The IMF reform is being watered down and they are not talking about the one key issue: how can countries control international flows of capital, which is at the heart of the financial crisis and has also been at the heart of challenges for developing countries for many years. When capital flows in and out of the country very rapidly, it can destabilize the country and cause all kinds of problems but that doesn’t seem to be the focus of the IMF and the World Bank reforms at the moment. These kinds of more tricky issues, the more important issues, are gradually falling off the table, but at least they are on the table and they were not on the table before, so that’s a good thing. Another thing that happened in 2009 was a significant increase in the IMF’s capital, although it is nowhere near as big as they claimed it was.

MJP: What, if anything, are you hopeful about for the upcoming G20 Seoul Summit in November 2010?

JG: We are still focusing on a lot of the same issues. Our hopefulness is dimmed from last year because things have gone slightly backwards. IMF reform is on the agenda for Seoul, but I don’t think it is going in the right direction. Systemic reform or banking reform or financial sector reform – whatever you call it – appears to be going very slowly.

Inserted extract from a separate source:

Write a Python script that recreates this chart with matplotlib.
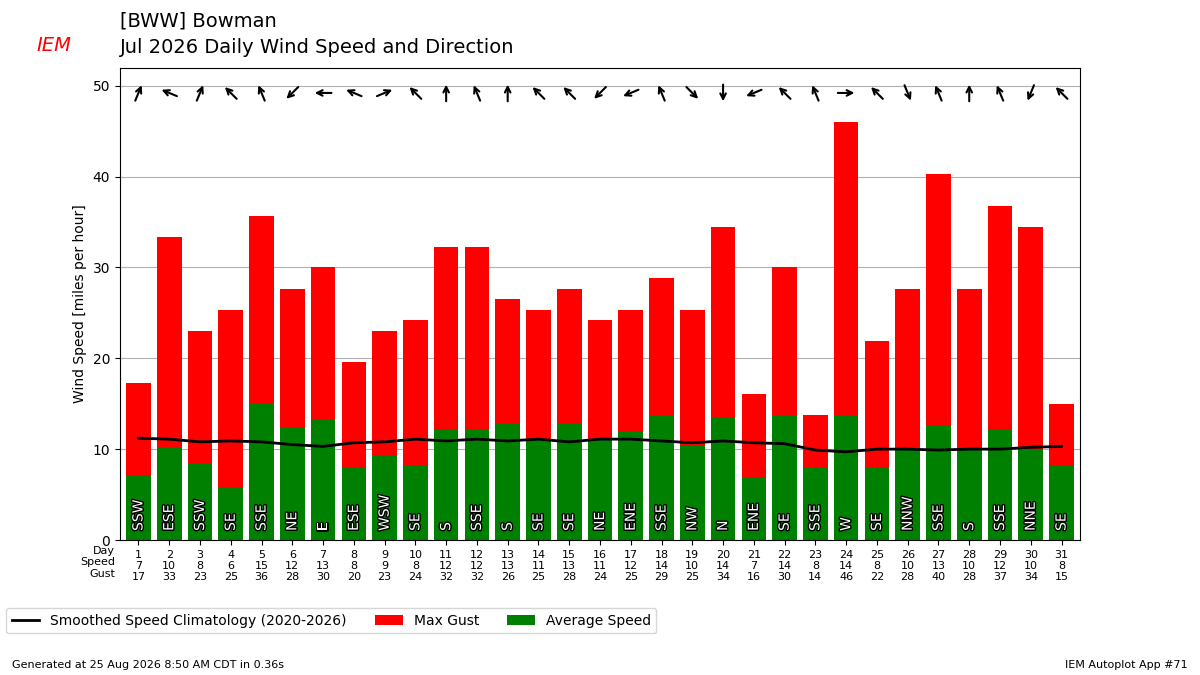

This financial crisis is still working its way through the system. We can see the problems in Europe, including sovereign debt problems, but Europe is not the only region that will face these kinds of problems. Globally, the level of uncertainty is still very high and I think we could have a double dip recession or another banking crisis around the corner. The real crisis – the crisis in people’s lives – is still there. If you wrap that all up with this being another crucial year on climate change, it feels a bit like the crises – environmental, economic, and social – are still as bad as ever, even if it feels like the immediate economic crises are a little bit behind us.

MJP: You mentioned the European debt crisis. Discuss what has been happening there.

JG: The IMF promised loans to Greece several times bigger than anything they have ever promised before. The moment a country like Greece – a relatively wealthy country that is still quite small – gets into trouble, you see that the system simply is not set up to cope. There is the money but the more important side of that is to ask, “What conditions get attached to the lending?” We have already seen in Greece’s case and in all of the countries that have taken on IMF loans in the last year, that it is the same old austerity measures – cut public spending, cut services, cut wages. Economists can argue about that at different levels but one thing is for sure – it hits the poor the hardest.

It is also very politically destabilizing, which is one reason why the IMF is such an unpopular institution in every country in which it has had a major impact. It is essentially an unaccountable, unelected institution that comes in and tells your government how to run its economy. Although there were some improvements last year – reduction in the numbers of conditions and the types of conditions, making it less onerous than it was previously – we can see that the impact is still pretty much the same. Its whole economic approach is problematic.

MJP: Are you suggesting a major overhaul of these IFIs instead of adjusting some policies?

JG: Yes. These institutions need to A) change the way they think, B) get a better understanding of who will be impacted by their policies and C) become more democratic and rethink who gets to decide those policies. Why should things be decided in Washington rather than in the countries affected?

When you are facing a global crisis, it simply doesn’t make sense to have the same policies everywhere. You can exacerbate the problem if everybody cuts spending at the same time. In terms of emergency lending, there are still a lot of problems. Yet, we have seen the need for some kind of institution to lend to countries in crisis, but the way the IMF does it, is the most damaging way you could think of doing it.

Either we reform the IMF, which is what we (Bretton Woods Project and other non-governmental organizations) are pushing for, or we create alternatives, which is also what we have been pushing for. There are different ways of thinking about the solutions, but we are glad this issue is now on the agenda in a way it was not before.